BP quickens job cuts due to oil price fall
- Published
Oil giant BP is accelerating plans to cut hundreds of jobs within its back-office departments - many of them based in the UK and US.
The company, which has been downsizing since the oil spill in the Gulf of Mexico in 2010, said it had long planned the cuts, but is speeding up the process due to falling oil prices.
Crude prices have fallen by almost 40% this year, reducing oil firms' margins.
BP employs almost 84,000 people worldwide, and some 15,000 in the UK.
In the US, the firm employs 20,000 people, many of whom are based in Texas.

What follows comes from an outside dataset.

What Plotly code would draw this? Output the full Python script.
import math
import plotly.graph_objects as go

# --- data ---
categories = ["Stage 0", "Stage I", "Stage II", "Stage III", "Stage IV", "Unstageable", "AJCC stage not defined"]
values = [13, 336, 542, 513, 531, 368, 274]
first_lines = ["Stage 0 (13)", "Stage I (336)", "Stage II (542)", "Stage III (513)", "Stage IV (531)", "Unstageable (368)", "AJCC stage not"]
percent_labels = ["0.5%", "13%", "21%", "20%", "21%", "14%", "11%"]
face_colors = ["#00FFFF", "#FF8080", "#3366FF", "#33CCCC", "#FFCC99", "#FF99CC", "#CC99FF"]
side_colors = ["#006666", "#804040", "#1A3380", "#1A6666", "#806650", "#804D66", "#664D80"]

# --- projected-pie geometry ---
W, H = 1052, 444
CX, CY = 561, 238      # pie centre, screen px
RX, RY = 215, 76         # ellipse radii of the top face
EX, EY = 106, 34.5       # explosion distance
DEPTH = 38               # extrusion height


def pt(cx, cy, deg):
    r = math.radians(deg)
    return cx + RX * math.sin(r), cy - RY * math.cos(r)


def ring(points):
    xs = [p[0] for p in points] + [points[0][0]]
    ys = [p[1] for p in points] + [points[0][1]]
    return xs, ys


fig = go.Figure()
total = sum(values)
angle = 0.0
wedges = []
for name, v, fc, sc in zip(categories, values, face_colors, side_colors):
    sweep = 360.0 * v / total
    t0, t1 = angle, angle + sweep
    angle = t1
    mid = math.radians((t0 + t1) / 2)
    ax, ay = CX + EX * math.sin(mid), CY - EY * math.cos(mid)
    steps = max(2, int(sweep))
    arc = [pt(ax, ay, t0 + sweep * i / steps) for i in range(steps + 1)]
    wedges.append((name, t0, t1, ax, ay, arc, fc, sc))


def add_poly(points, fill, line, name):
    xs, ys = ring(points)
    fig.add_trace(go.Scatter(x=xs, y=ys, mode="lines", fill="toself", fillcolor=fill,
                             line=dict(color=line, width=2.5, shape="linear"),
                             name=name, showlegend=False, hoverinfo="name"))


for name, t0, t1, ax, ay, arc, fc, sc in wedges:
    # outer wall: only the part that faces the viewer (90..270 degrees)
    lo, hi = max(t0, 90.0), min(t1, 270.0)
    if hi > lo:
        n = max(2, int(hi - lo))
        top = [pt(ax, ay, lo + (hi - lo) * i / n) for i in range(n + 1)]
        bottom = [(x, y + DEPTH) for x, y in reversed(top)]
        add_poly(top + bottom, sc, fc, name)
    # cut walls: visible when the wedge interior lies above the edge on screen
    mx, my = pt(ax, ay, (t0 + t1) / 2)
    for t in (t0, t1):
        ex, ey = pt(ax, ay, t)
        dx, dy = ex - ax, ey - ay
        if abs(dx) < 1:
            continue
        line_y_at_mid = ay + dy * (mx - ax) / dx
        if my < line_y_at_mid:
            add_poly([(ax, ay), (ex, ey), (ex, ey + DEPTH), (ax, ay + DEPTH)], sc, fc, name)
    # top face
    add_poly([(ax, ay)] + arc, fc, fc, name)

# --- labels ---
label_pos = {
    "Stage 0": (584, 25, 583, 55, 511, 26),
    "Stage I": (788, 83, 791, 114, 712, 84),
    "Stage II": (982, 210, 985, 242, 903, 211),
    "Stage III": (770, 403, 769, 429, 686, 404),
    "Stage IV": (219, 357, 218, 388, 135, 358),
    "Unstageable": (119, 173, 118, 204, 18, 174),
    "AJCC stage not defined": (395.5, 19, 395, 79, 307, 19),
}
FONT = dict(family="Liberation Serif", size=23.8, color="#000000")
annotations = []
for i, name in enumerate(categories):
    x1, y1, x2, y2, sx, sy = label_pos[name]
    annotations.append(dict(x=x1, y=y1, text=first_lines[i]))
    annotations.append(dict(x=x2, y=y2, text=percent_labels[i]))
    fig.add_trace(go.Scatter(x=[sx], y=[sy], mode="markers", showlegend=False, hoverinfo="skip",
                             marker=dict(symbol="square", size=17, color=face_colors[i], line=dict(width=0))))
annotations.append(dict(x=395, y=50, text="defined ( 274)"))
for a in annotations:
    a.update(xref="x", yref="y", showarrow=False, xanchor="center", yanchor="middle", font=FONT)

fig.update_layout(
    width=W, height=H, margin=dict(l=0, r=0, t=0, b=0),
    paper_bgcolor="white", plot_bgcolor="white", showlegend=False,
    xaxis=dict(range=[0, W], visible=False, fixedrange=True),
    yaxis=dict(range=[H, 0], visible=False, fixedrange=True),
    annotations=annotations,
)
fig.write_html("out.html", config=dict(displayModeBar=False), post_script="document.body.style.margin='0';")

"The fall in oil prices has added to the importance of making the organisation more efficient," a BP spokesman told the BBC, "and the right size for the smaller portfolio we now have".

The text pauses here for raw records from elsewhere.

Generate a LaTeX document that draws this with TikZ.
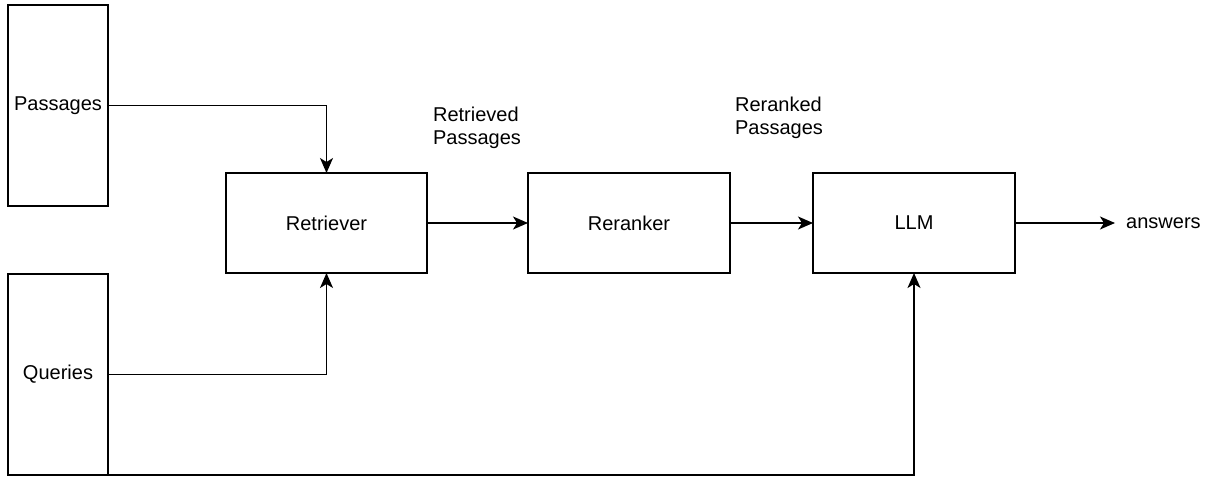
\documentclass[tikz,border=0pt]{standalone}
\usepackage{fontspec}
\setmainfont{Liberation Sans}
\usetikzlibrary{arrows.meta}
\begin{document}
\begin{tikzpicture}[x=1pt,y=-1pt,
  every node/.style={font=\fontsize{20}{23}\selectfont},
  box/.style={draw, line width=1.5pt, inner sep=0pt, outer sep=0pt, minimum width=#1},
  box/.default=100pt,
  conn/.style={line width=1.5pt, -{Stealth[length=15pt,width=13pt,inset=4pt]}},
  lbl/.style={align=left, inner sep=0pt}]
\useasboundingbox (0,0) rectangle (1210,477);
\fill[white] (0,0) rectangle (1210,477);
\node[box=100pt, minimum height=201pt] (pas) at (58,105.5) {Passages};
\node[box=100pt, minimum height=201pt] (qry) at (58,374.5) {Queries};
\node[box=201pt, minimum height=100pt] (ret) at (326.5,223) {Retriever};
\node[box=202pt, minimum height=100pt] (rer) at (629,223) {Reranker};
\node[box=202pt, minimum height=100pt] (llm) at (914,223) {LLM};
\node[anchor=west, inner xsep=11pt, inner ysep=0pt] (ans) at (1115,223) {answers};
\node[lbl] (rp) at (477,128) {Retrieved\\Passages};
\node[lbl] (rkp) at (779,118) {Reranked\\Passages};
\draw[conn] (pas.east) -| (ret.north);
\draw[conn] (qry.east) -| (ret.south);
\draw[conn] (qry.south east) -| (llm.south);
\draw[conn] (ret.east) -- (rer.west);
\draw[conn] (rer.east) -- (llm.west);
\draw[conn] (llm.east) -- (ans.west);
\end{tikzpicture}
\end{document}
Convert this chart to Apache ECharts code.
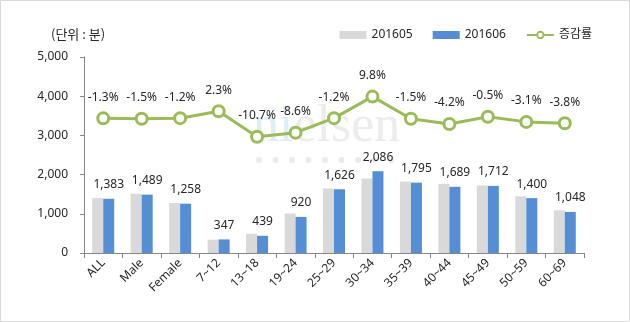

Earlier on Sunday, The Sunday Times newspaper quoted BP's finance director, external, Brian Gilvary, as saying "headcounts are starting to come down across all our activities".

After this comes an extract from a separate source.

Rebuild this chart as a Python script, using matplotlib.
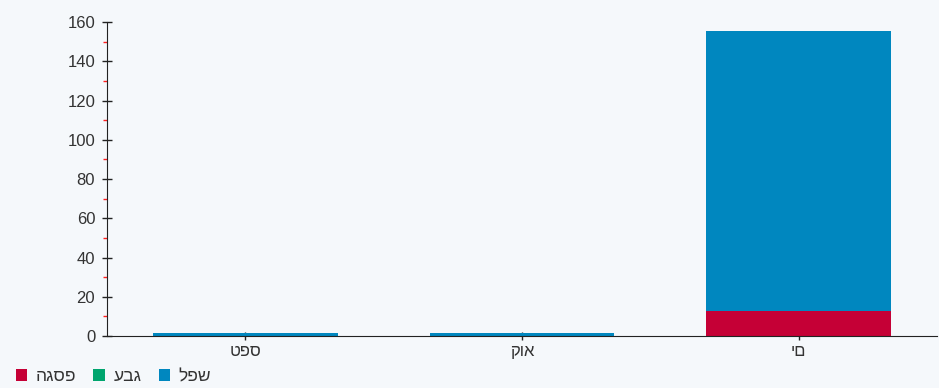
import matplotlib
matplotlib.use("Agg")
import matplotlib.pyplot as plt
from matplotlib.patches import Patch
import numpy as np

plt.rcParams['font.family'] = ['Liberation Sans', 'DejaVu Sans']

categories = ['טפס', 'קוא', 'ים']
peak = [0, 0, 13]          # פסגה
shoulder = [0, 0, 0]       # גבע
offpeak = [1.5, 1.5, 142.5]  # שפל
legend_labels = ['הגספ', 'עבג', 'לפש']
yticks = [0, 20, 40, 60, 80, 100, 120, 140, 160]
yminor = [10, 30, 50, 70, 90, 110, 130, 150]

c_peak = '#C50036'
c_shoulder = '#00A56E'
c_off = '#0087BF'

fig = plt.figure(figsize=(9.39, 3.88), dpi=100)
fig.patch.set_facecolor('#F5F8FB')
ax = fig.add_axes([0.114, 0.134, 0.884, 0.809])
ax.set_facecolor('none')

x = np.arange(len(categories))
w = 0.668
ax.bar(x, peak, w, color=c_peak, zorder=2)
b2 = np.array(peak)
ax.bar(x, shoulder, w, bottom=b2, color=c_shoulder, zorder=2)
b3 = b2 + np.array(shoulder)
ax.bar(x, offpeak, w, bottom=b3, color=c_off, zorder=2)

ax.set_xlim(-0.5, 2.5)
ax.set_ylim(0, 160)
ax.set_yticks(yticks)
ax.set_yticks(yminor, minor=True)
ax.set_xticks(x)
ax.set_xticklabels(categories)

for s in ['top', 'right']:
    ax.spines[s].set_visible(False)
ax.spines['left'].set_color('#222222')
ax.spines['bottom'].set_color('#222222')

ax.tick_params(axis='y', which='major', direction='inout', length=7, width=1,
               color='#222222', labelsize=12, labelcolor='#333333', pad=5)
ax.tick_params(axis='y', which='minor', direction='out', length=3, width=1,
               color='#FF2020')
ax.tick_params(axis='x', which='major', direction='inout', length=6, width=1,
               color='#222222', labelsize=12, labelcolor='#333333', pad=3)

handles = [Patch(facecolor=c, edgecolor='none') for c in (c_peak, c_shoulder, c_off)]
fig.legend(handles, legend_labels, loc='lower left', bbox_to_anchor=(0.0, -0.03),
           ncol=3, frameon=False, fontsize=12.5, handlelength=0.65, handleheight=0.65,
           handletextpad=0.5, columnspacing=1.0, labelcolor='#333333')

fig.savefig('out.png', dpi=100, facecolor=fig.get_facecolor())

He added that the cuts would apply to "essentially the layers above operations".
In the UK, BP has offices in London, Milton Keynes, Subury on Thames and Aberdeen, among other places.
In October, BP reported its third quarter replacement cost profits - which strip out volatility in oil prices - were $2.4bn (£1.5bn), down from $3.2bn in the same period last year.
The company, which says it is a third smaller than it was in 2010, is also still settling claims related to the Deepwater Horizon spill in the Gulf of Mexico.
As of September, compensation costs had reached $20bn, BP said.
The company will outline details of the planned job cuts on Wednesday.